課題山積。マクラーレン・ホンダは無事に開幕を迎えられるのか? (3ページ目)

  • 米家峰起●取材・文 text by Yoneya Mineoki photo by Yoneya Mineoki

「150キロくらいでとてもゆっくり走っていたんだ。そしてターン3を立ち上がったところで突然右にそれて、イン側のウォールに何度かヒットしたんだ。何が起きたのか、僕にはわからない」

 事故後、マクラーレンのチームスタッフに目撃情報を提供したことからも、ベッテルがアロンソ車の挙動に尋常ならざるものを感じたことは間違いない。パドックでは「感電やバッテリー周りのトラブルではないか?」という噂も流れたが、チームはこれを否定している。

 アロンソは救急車でサーキット内のメディカルセンター運び込まれ、精密検査のため救急ヘリでバルセロナ郊外の総合病院へ搬送された。検査の結果「異常なし」と診断され、病室での元気な姿をSNSで発信したが、26日から始まる最終テストには参加しないと発表された。

 2月10日、東京のホンダ本社で開かれた記者会見では、ドライバーのジェンソン・バトン、アロンソと、ロン・デニス代表は口々に「我々はいつか必ず勝てる」と語っていたが、同時に「どれだけ時間がかかるかは分からないが……」と付け足すことも忘れなかった。

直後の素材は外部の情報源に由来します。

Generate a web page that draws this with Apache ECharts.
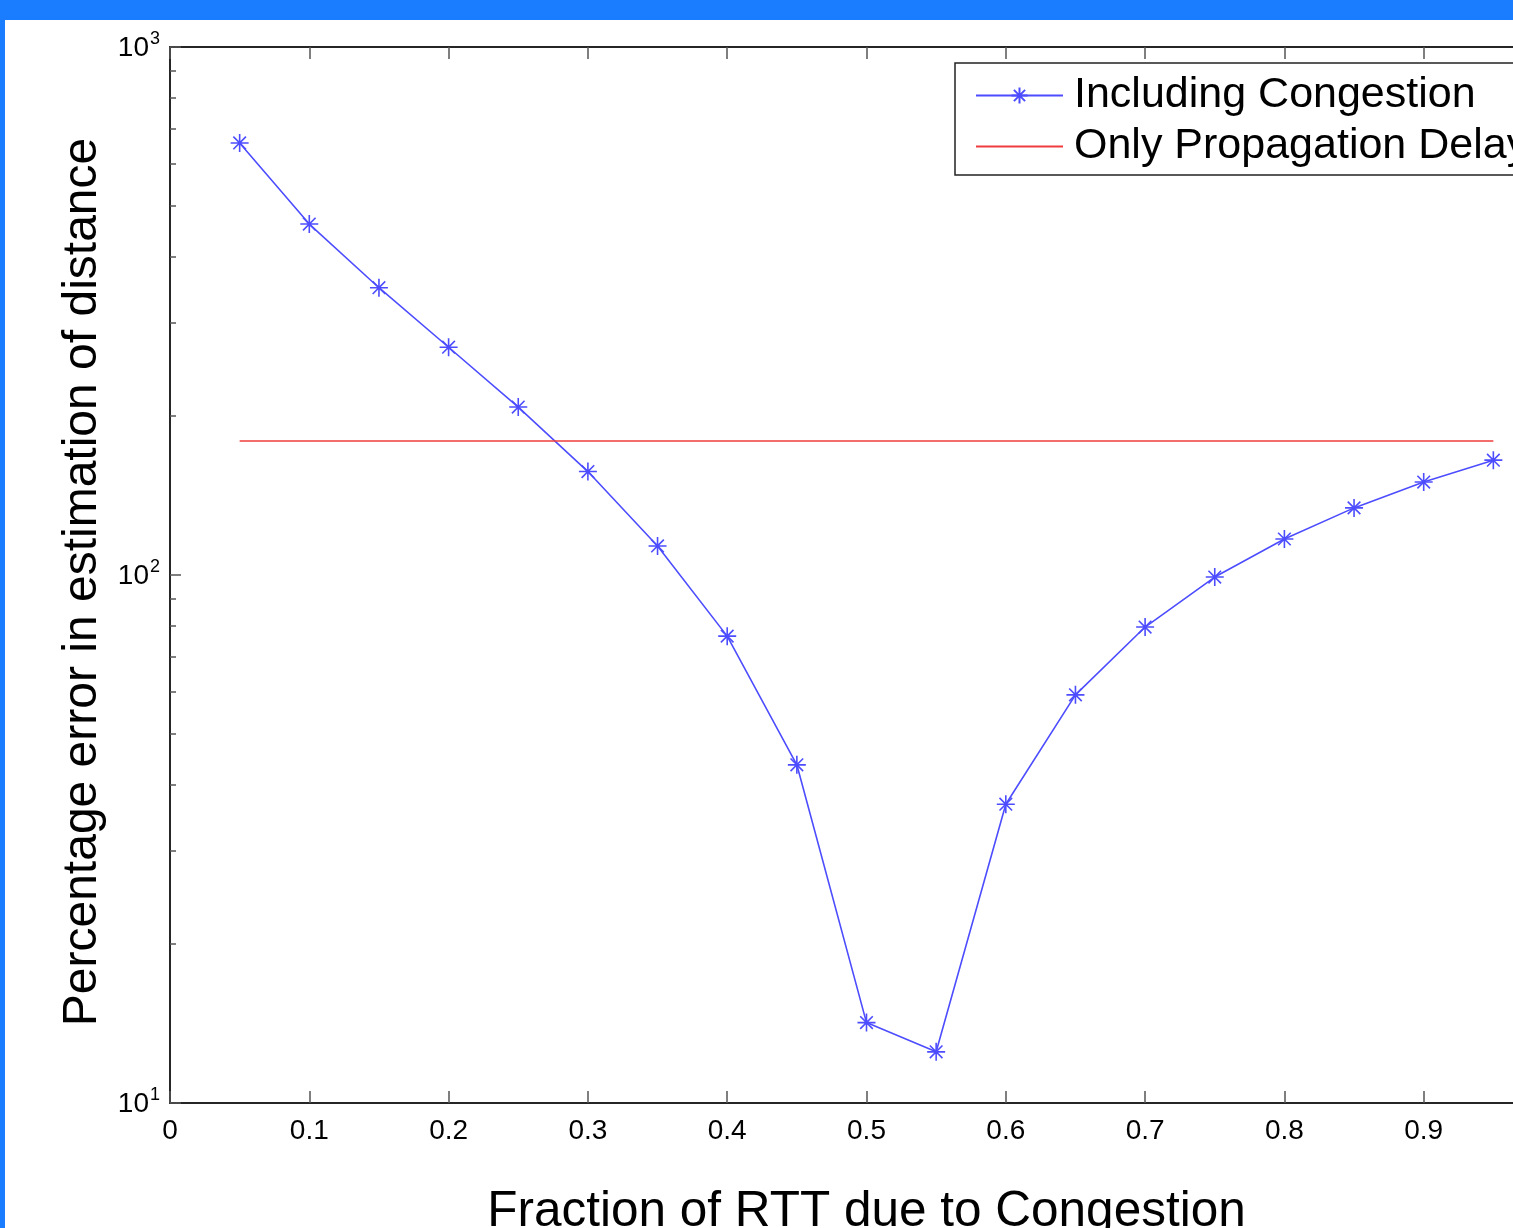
<!DOCTYPE html>
<html>
<head>
<meta charset="utf-8">
<script src="https://cdn.jsdelivr.net/npm/echarts@6/dist/echarts.min.js"></script>
<style>
  html, body { margin: 0; padding: 0; background: #fff; }
  #chart { width: 1513px; height: 1228px; }
</style>
</head>
<body>
<div id="chart"></div>
<script>
// fraction of RTT due to congestion
var fractions = [0.05, 0.1, 0.15, 0.2, 0.25, 0.3, 0.35, 0.4, 0.45, 0.5, 0.55, 0.6, 0.65, 0.7, 0.75, 0.8, 0.85, 0.9, 0.95];
// percentage error, including congestion
var congestionErr = [658, 462, 350, 270, 208, 157, 113.5, 76.6, 43.7, 14.2, 12.5, 36.8, 59.3, 79.7, 99.1, 117, 134, 150, 165];
// only propagation delay (flat)
var propFractions = [0.05, 0.95];
var propErr = [179.4, 179.4];
var majorTicks = [10, 100, 1000];
var minorTicks = [20, 30, 40, 50, 60, 70, 80, 90, 200, 300, 400, 500, 600, 700, 800, 900];

var font = "'Liberation Sans', Arial, Helvetica, sans-serif";
var axisColor = '#262626';

function zip(xs, ys){
    var out = [];
    for (var i = 0; i < xs.length; i++) out.push([xs[i], ys[i]]);
    return out;
}

// matlab style asterisk marker
var star = 'path://M10 0 L10 20 M0 10 L20 10 M3 3 L17 17 M17 3 L3 17';

var myChart = echarts.init(document.getElementById('chart'));
var option = {
    animation: false,
    backgroundColor: '#fff',
    textStyle: { fontFamily: font },
    graphic: [
        { type: 'rect', left: 0, top: 0, shape: { width: 1513, height: 20 }, style: { fill: '#1a7cff' } },
        { type: 'rect', left: 0, top: 0, shape: { width: 5, height: 1228 }, style: { fill: '#1a7cff' } }
    ],
    // plot box runs past the right edge of the page, like the original
    grid: { left: 170, top: 47, width: 1393, height: 1056, containLabel: false, outerBoundsMode: 'none' },
    legend: {
        orient: 'vertical',
        left: 955,
        top: 63,
        padding: [11, 20, 7, 20],
        itemGap: 8,
        itemWidth: 87,
        itemHeight: 20,
        backgroundColor: '#fff',
        borderColor: '#222',
        borderWidth: 1.5,
        borderRadius: 0,
        textStyle: { fontFamily: font, fontSize: 43, color: '#000', padding: [0, 0, 0, 6], lineHeight: 42 },
        data: [
            { name: 'Including Congestion' },
            { name: 'Only Propagation Delay', itemStyle: { opacity: 0 } }
        ]
    },
    xAxis: [{
        type: 'value',
        min: 0, max: 1, interval: 0.1,
        position: 'bottom',
        name: 'Fraction of RTT due to Congestion',
        nameLocation: 'middle',
        nameGap: 84,
        nameTextStyle: { fontFamily: font, fontSize: 49.5, color: '#000' },
        axisLine: { show: true, lineStyle: { color: axisColor, width: 2 } },
        axisTick: { show: true, inside: true, length: 12, lineStyle: { color: '#555', width: 1.5 } },
        axisLabel: {
            margin: 14, fontSize: 28, color: '#000', fontFamily: font,
            formatter: function(v){ return v === 0 ? '0' : v.toFixed(1); }
        },
        splitLine: { show: false }
    }, {
        type: 'value',
        min: 0, max: 1, interval: 0.1,
        position: 'top',
        axisLine: { show: true, lineStyle: { color: axisColor, width: 2 } },
        axisTick: { show: true, inside: true, length: 12, lineStyle: { color: '#555', width: 1.5 } },
        axisLabel: { show: false },
        splitLine: { show: false }
    }],
    yAxis: [{
        type: 'log',
        logBase: 10,
        min: 10, max: 1000,
        position: 'left',
        name: 'Percentage error in estimation of distance',
        nameLocation: 'middle',
        nameGap: 57,
        nameTextStyle: { fontFamily: font, fontSize: 48, color: '#000', padding: [0, 14, 0, 0] },
        axisLine: { show: true, lineStyle: { color: axisColor, width: 2 } },
        axisTick: { show: true, inside: true, length: 11, customValues: majorTicks, lineStyle: { color: '#555', width: 1.5 } },
        axisLabel: {
            margin: 10,
            customValues: majorTicks,
            formatter: function(v){
                var e = Math.round(Math.log10(v));
                return '{b|10}{s|' + e + '}';
            },
            rich: {
                b: { fontFamily: font, fontSize: 28, color: '#000', verticalAlign: 'bottom', lineHeight: 30 },
                s: { fontFamily: font, fontSize: 18, color: '#000', verticalAlign: 'bottom', lineHeight: 30, padding: [0, 0, 14, 1] }
            }
        },
        splitLine: { show: false }
    }, {
        type: 'log',
        logBase: 10,
        min: 10, max: 1000,
        position: 'left',
        axisLine: { show: false },
        axisTick: { show: true, inside: true, length: 6, customValues: minorTicks, lineStyle: { color: '#555', width: 1.5 } },
        axisLabel: { show: false },
        splitLine: { show: false }
    }],
    series: [{
        name: 'Including Congestion',
        type: 'line',
        data: zip(fractions, congestionErr),
        symbol: star,
        symbolSize: 18,
        lineStyle: { color: '#4d4dff', width: 1.6 },
        itemStyle: { color: '#4d4dff', borderColor: '#4d4dff', borderWidth: 1.6 },
        emphasis: { disabled: true }
    }, {
        name: 'Only Propagation Delay',
        type: 'line',
        data: zip(propFractions, propErr),
        symbol: 'none',
        lineStyle: { color: '#f03c3c', width: 1.5 },
        itemStyle: { color: '#f03c3c' },
        emphasis: { disabled: true }
    }]
};
myChart.setOption(option);
</script>
</body>
</html>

 日本メディアの多くは前向きな発言と受け取ったようだが、2月上旬のヘレス合同テストの現場で感じられた「予想以上にスムーズに走れて、しかも速い」というポジティブな雰囲気からすれば、いささかトーンダウンしている印象を受けた。

 そして、今回のバルセロナ合同テストでは、バトンが「まだ十分に走れていないし、ハッピーじゃない。(3月の)開幕戦で勝てるクルマを用意することはできないだろう」と、温厚な彼には珍しく苛立ちを露(あら)わにしていた。